The Single Resolution Board (SRB) would be expanded to administer EDIS.
In the communication “Towards the completion of the Banking Union” (November 2015), the Commission envisages a set of measures to reduce risk in the banking sectors of the Member States, accompanying the introduction of EDIS. These measures, which include among others the treatment of sovereign exposures, are also designed to break the bank-sovereign link. According to the EU Commission, the implementation of both the EDIS proposal and the risk reduction measures should be promoted in parallel.
Completing the Banking Union makes sense according to many stakeholders and setting up an EDIS is an appropriate way forward: the place where you live in the Union should not play a role in how safe your savings are. In other words, money can only be truly single if confidence in the safety of bank deposits is the same irrespective of the Member State in which a bank operates.

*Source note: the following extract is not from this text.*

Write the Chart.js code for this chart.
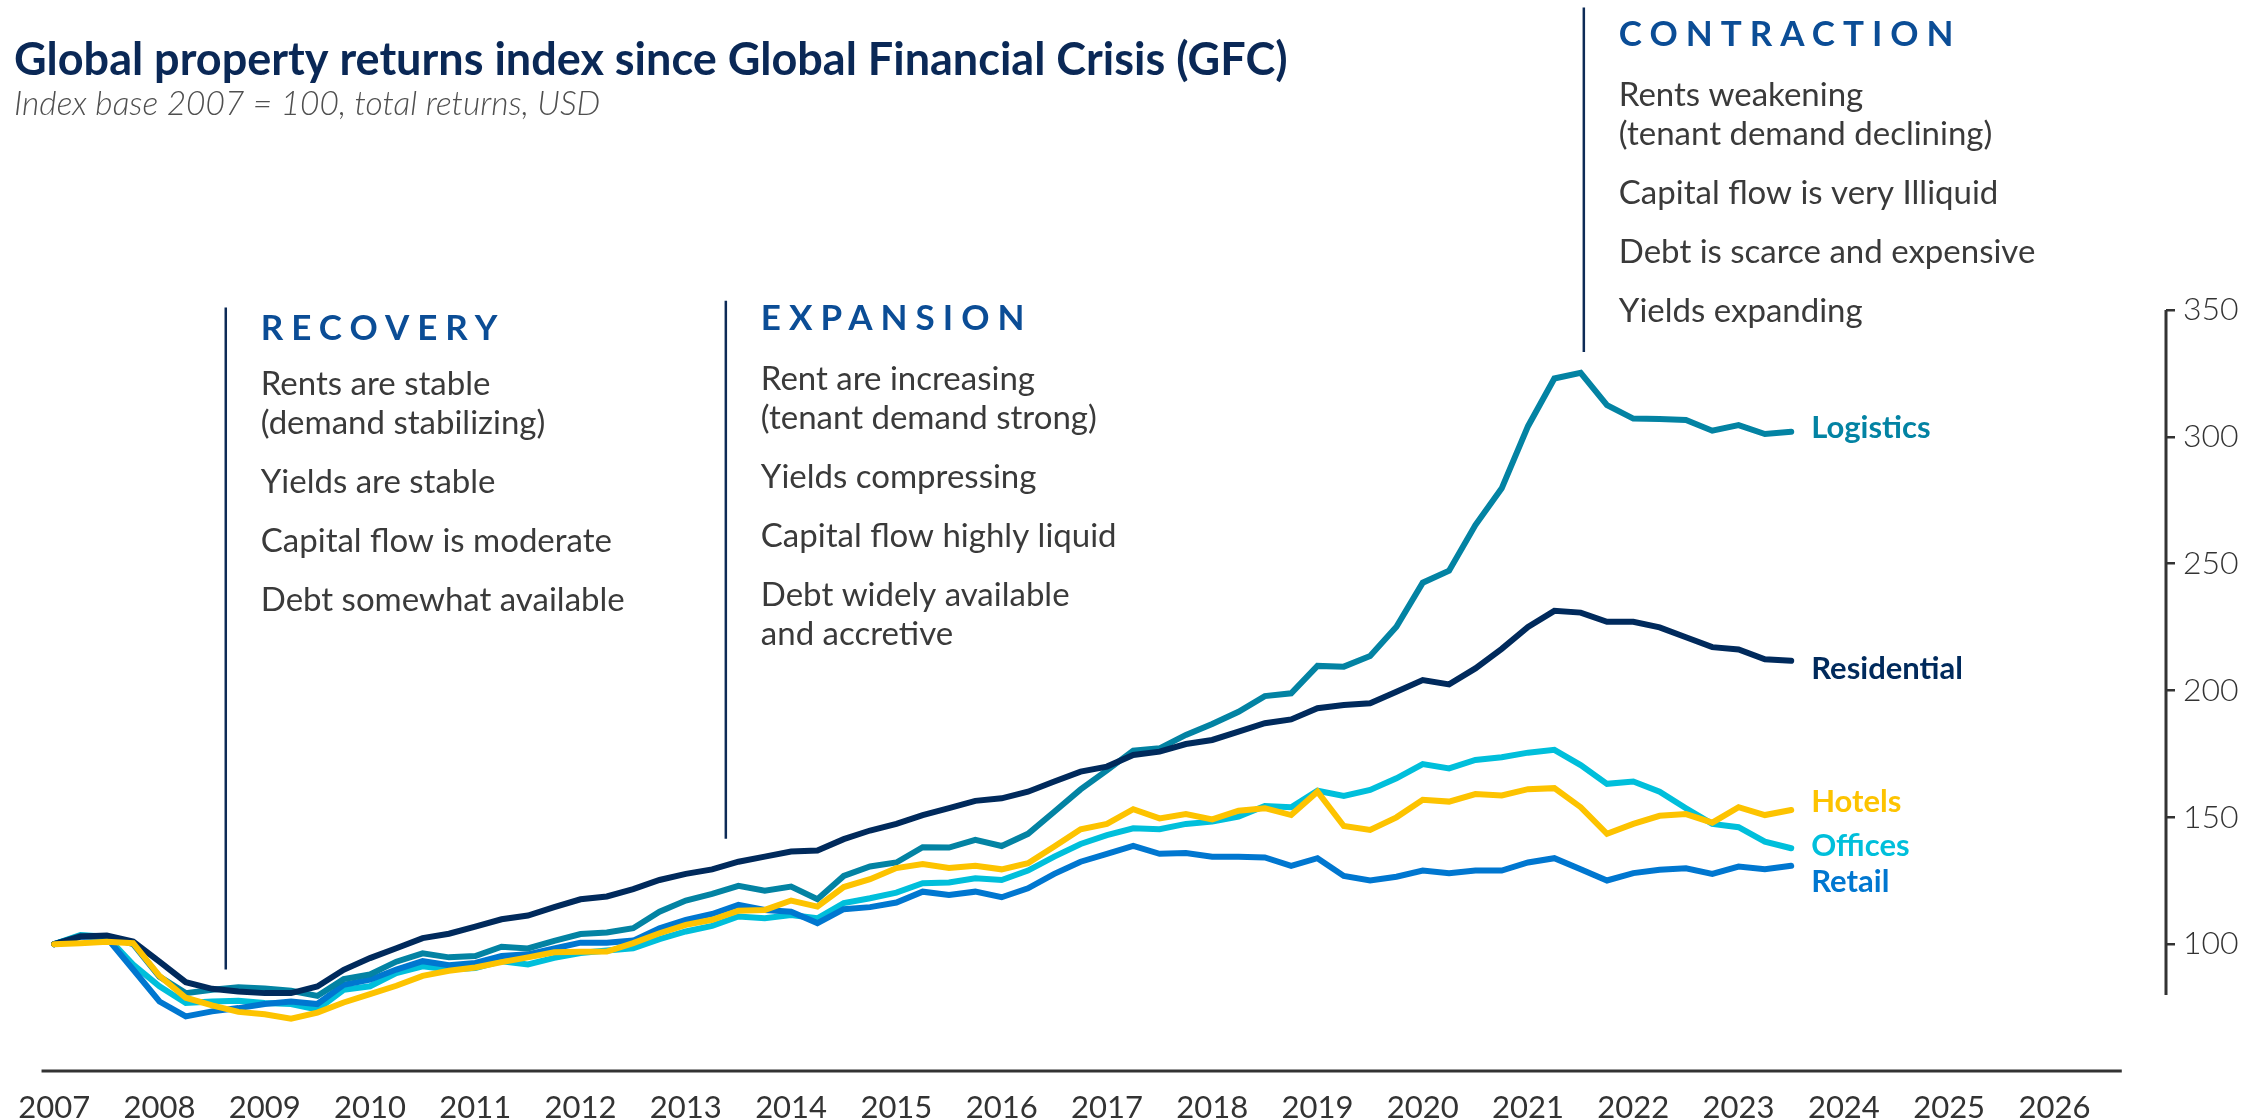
<!DOCTYPE html>
<html>
<head>
<meta charset="utf-8">
<title>Global property returns index since GFC</title>
<script src="https://cdn.jsdelivr.net/npm/chart.js@4.4.0/dist/chart.umd.min.js"></script>
<style>
  html, body { margin: 0; padding: 0; background: #fff; }
  #wrap { width: 2267px; height: 1120px; }
</style>
</head>
<body>
<div id="wrap"><canvas id="graph" width="2267" height="1120"></canvas></div>
<script>
// quarterly observations, 2007 Q1 .. 2023 Q3 (as decimal years)
const quarters = Array.from({ length: 67 }, (_, i) => 2007 + i / 4)

const yearTicks = [2007, 2008, 2009, 2010, 2011, 2012, 2013, 2014, 2015, 2016,
  2017, 2018, 2019, 2020, 2021, 2022, 2023, 2024, 2025, 2026]
const valueTicks = [100, 150, 200, 250, 300, 350]

const logistics = [100, 103.3, 103, 100, 87.2, 80.7, 82, 83, 82.5, 81.6, 79.6, 86.2, 88.1, 93.1, 96.4, 94.8, 95.3, 99, 98.3, 101.3, 104,
  104.6, 106.3, 112.8, 117.2, 119.8, 123, 121.1, 122.7, 117.7, 126.9, 130.6, 132.2, 138.2, 138.1, 141.1, 138.7, 143.5, 152.2, 161, 168.5,
  176.3, 177.2, 182.5, 186.8, 191.6, 197.8, 198.9, 209.7, 209.4, 213.6, 225.1,
  242.5, 247.2, 265.2, 279.7, 304.2, 323, 325.2, 312.5, 307.2, 307, 306.6, 302.4, 304.6, 301.1, 302]

const residential = [100, 103, 103.4, 101, 93.1, 85, 82.4, 81.3, 80.7, 80.7, 83.3, 89.9, 94.5, 98.4, 102.4, 104.1, 106.9, 109.8, 111.3, 114.6, 117.7,
  118.8, 121.7, 125.3, 127.7, 129.5, 132.5, 134.5, 136.5, 136.9, 141.4, 144.8, 147.4, 150.9, 153.6, 156.5, 157.5, 160.1, 164.1, 168, 170,
  174.6, 175.9, 178.9, 180.5, 183.8, 187.1, 188.6, 193, 194.3, 195, 199.5, 204.1, 202.4, 208.7, 216.4,
  225.1, 231.4, 230.7, 227.1, 227.1, 224.9, 221, 217.1, 216.2, 212.3, 211.7]

const hotels = [100, 100.4, 101, 100.4, 87.5, 78.9, 75.9, 73.3, 72.4, 70.6, 73, 77, 80.3, 83.6, 87.5, 89.5, 90.8, 92.9, 94.8, 96.8, 97,
  97.1, 100.4, 104.3, 107.6, 109.6, 113.2, 113.5, 117.2, 114.8, 122.5, 125.6, 130, 131.6, 130, 130.9, 129.5, 131.9, 138.5, 145.3, 147.4,
  153.2, 149.6, 151.3, 149.2, 152.6, 153.6, 150.9, 160.1, 146.6, 145, 150, 156.9, 156.2, 159.2, 158.6,
  161.1, 161.5, 154, 143.5, 147.4, 150.6, 151.3, 147.9, 154, 150.9, 152.9]

const offices = [100, 103.6, 103, 92, 83.4, 76.8, 77.4, 77.7, 76.8, 76.4, 74.2, 82, 83.4, 88.6, 91.3, 90, 90.6, 93.3, 92, 94.6, 96.5,
  97.5, 98.4, 102, 105, 107.2, 110.9, 110.2, 111.5, 110.2, 116.2, 118.1, 120.3, 124, 124.3, 126, 125.3, 129, 134.5, 139.5, 143,
  145.7, 145.3, 147.4, 148.3, 150.3, 154.5, 154, 160.5, 158.4, 160.8, 165.4, 171, 169.3, 172.6, 173.7,
  175.5, 176.6, 170.6, 163.2, 164.1, 160.1, 153.6, 147.4, 146.1, 140.4, 137.8]

const retail = [100, 103, 102.5, 90, 77.4, 71.5, 73.5, 74.8, 76.4, 77.4, 76.4, 84, 86, 90, 93.3, 91.7, 92.6, 95.3, 96, 98.3, 100.6,
  100.6, 101.4, 106.3, 109.6, 111.9, 115.5, 113.5, 112.8, 108.3, 113.8, 114.6, 116.4, 120.7, 119.4, 120.7, 118.5, 122, 127.7, 132.5, 135.6,
  138.7, 135.6, 135.9, 134.5, 134.5, 134.2, 130.9, 133.9, 126.9, 125.1, 126.6, 129, 128, 129, 129,
  132.2, 133.9, 129.5, 125.1, 128, 129.3, 129.9, 127.7, 130.6, 129.5, 130.9]

const SERIES = [
  { label: 'Hotels', data: hotels, colour: '#FDC300', nudge: -8 },
  { label: 'Residential', data: residential, colour: '#002A5C', nudge: 8 },
  { label: 'Logistics', data: logistics, colour: '#0383A3', nudge: -4 },
  { label: 'Retail', data: retail, colour: '#0077D0', nudge: 16 },
  { label: 'Offices', data: offices, colour: '#00BFDB', nudge: -2 },
]

const PHASES = [
  { title: 'RECOVERY', at: 2008.63, top: 351, bottom: 90, headOffset: 33, gap: 55,
    text: [['Rents are stable', '(demand stabilizing)'], ['Yields are stable'],
      ['Capital flow is moderate'], ['Debt somewhat available']] },
  { title: 'EXPANSION', at: 2013.38, top: 353.6, bottom: 141.6, headOffset: 29, gap: 60,
    text: [['Rent are increasing', '(tenant demand strong)'], ['Yields compressing'],
      ['Capital flow highly liquid'], ['Debt widely available', 'and accretive']] },
  { title: 'CONTRACTION', at: 2021.53, top: 469.3, bottom: 333.4, headOffset: 39, gap: 60,
    text: [['Rents weakening', '(tenant demand declining)'], ['Capital flow is very Illiquid'],
      ['Debt is scarce and expensive'], ['Yields expanding']] },
]

const FONT = 'Lato, "Noto Sans", sans-serif'
const AXIS_COLOUR = '#333333'

// everything that is not a series: titles, phase notes, end labels, axis lines
const overlay = {
  id: 'overlay',
  afterDraw(chart) {
    const { ctx, chartArea, scales: { x, y } } = chart
    ctx.save()

    // axis lines
    ctx.strokeStyle = AXIS_COLOUR
    ctx.lineWidth = 3
    ctx.beginPath()
    ctx.moveTo(chartArea.left, chartArea.bottom)
    ctx.lineTo(x.getPixelForValue(2026.64), chartArea.bottom)
    ctx.stroke()
    ctx.beginPath()
    ctx.moveTo(chartArea.right, y.getPixelForValue(350))
    ctx.lineTo(chartArea.right, y.getPixelForValue(80))
    ctx.stroke()

    // title
    ctx.textAlign = 'left'
    ctx.textBaseline = 'alphabetic'
    ctx.fillStyle = '#0A2856'
    ctx.font = `bold 45px ${FONT}`
    ctx.fillText('Global property returns index since Global Financial Crisis (GFC)', 14, 75)
    ctx.fillStyle = '#4F4F4F'
    ctx.font = `italic 300 33.5px ${FONT}`
    ctx.fillText('Index base 2007 = 100, total returns, USD', 14, 115)

    // phases
    PHASES.forEach(p => {
      const px = x.getPixelForValue(p.at)
      const top = y.getPixelForValue(p.top)
      ctx.strokeStyle = '#0D2B57'
      ctx.lineWidth = 2.5
      ctx.beginPath()
      ctx.moveTo(px, top)
      ctx.lineTo(px, y.getPixelForValue(p.bottom))
      ctx.stroke()

      const tx = px + 35
      let ty = top + p.headOffset
      ctx.fillStyle = '#0B4D96'
      ctx.font = `bold 35px ${FONT}`
      ctx.letterSpacing = '8px'
      ctx.fillText(p.title, tx, ty)
      ctx.letterSpacing = '0px'

      ctx.fillStyle = '#3A3A3A'
      ctx.font = `33px ${FONT}`
      ty += p.gap
      p.text.forEach((para, pi) => {
        if (pi > 0) ty += 59
        para.forEach((line, li) => {
          if (li > 0) ty += 39
          ctx.fillText(line, tx, ty)
        })
      })
    })

    // end labels
    ctx.textBaseline = 'middle'
    ctx.font = `bold 31px ${FONT}`
    chart.data.datasets.forEach((ds, i) => {
      const last = ds.data.length - 1
      const lx = x.getPixelForValue(quarters[last]) + 20
      const ly = y.getPixelForValue(ds.data[last]) + SERIES[i].nudge
      ctx.fillStyle = ds.borderColor
      ctx.fillText(ds.label, lx, ly)
    })

    ctx.restore()
  },
}

const ctx = document.getElementById('graph').getContext('2d')

let graph = new Chart(ctx, {
  type: 'line',
  data: {
    labels: quarters,
    datasets: SERIES.map(s => ({
      label: s.label,
      data: s.data,
      borderColor: s.colour,
      backgroundColor: 'transparent',
      borderWidth: 6,
      borderCapStyle: 'round',
      pointRadius: 0,
      tension: 0,
    })),
  },
  options: {
    responsive: false,
    animation: false,
    layout: { padding: { left: 35, top: 310, right: 0, bottom: 0 } },
    plugins: { legend: { display: false }, tooltip: { enabled: false } },
    scales: {
      x: {
        type: 'linear',
        min: 2006.88,
        max: 2027.06,
        afterBuildTicks: scale => { scale.ticks = yearTicks.map(v => ({ value: v })) },
        afterFit: scale => { scale.height = 49 },
        grid: { display: false, drawTicks: false },
        border: { display: false },
        ticks: {
          padding: 18,
          color: AXIS_COLOUR,
          font: { family: '"Liberation Sans Narrow", Lato, sans-serif', size: 31 },
          maxRotation: 0,
          autoSkip: false,
          callback: v => String(v),
        },
      },
      y: {
        position: 'right',
        min: 50,
        max: 350,
        afterBuildTicks: scale => { scale.ticks = valueTicks.map(v => ({ value: v })) },
        afterFit: scale => { scale.width = 101 },
        grid: { drawOnChartArea: false, drawTicks: true, tickLength: 9, color: AXIS_COLOUR, lineWidth: 2.5 },
        border: { display: false },
        ticks: {
          padding: 8,
          color: AXIS_COLOUR,
          font: { family: FONT, size: 32, weight: 300 },
        },
      },
    },
  },
  plugins: [overlay],
})
</script>
</body>
</html>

But completing the Banking Union has to be effected on a solid foundation. Indeed several points should be taken into account: the 2014 Directive on Deposit Guarantee Schemes is not yet fully transposed and implemented; the resolution framework of the Banking Union still needs clarification (TLAC is not yet transposed in the BRRD, MREL are not defined for EU banks etc.); not all the banks that would benefit from the EDIS are submitted to a Comprehensive Assessment of the ECB (Asset Quality Review, stress test), and some Member States of the Euro area are not compliant with the Stability and Growth Pact rules and have not yet achieved sufficient economic convergence .
In addition, coupling two separate issues - EDIS and risk reduction measures (notably prudential sovereign treatment) - might complicate both discussions. The Basel Committee is currently working on the prudential treatment of sovereign exposure. According to many observers, the EU agenda should not rush to conclusions ahead of international developments on this issue. One issue to be discussed is whether Europe should follow or precede the decisions of the Basel Committee and what are the advantages and drawbacks of both approaches.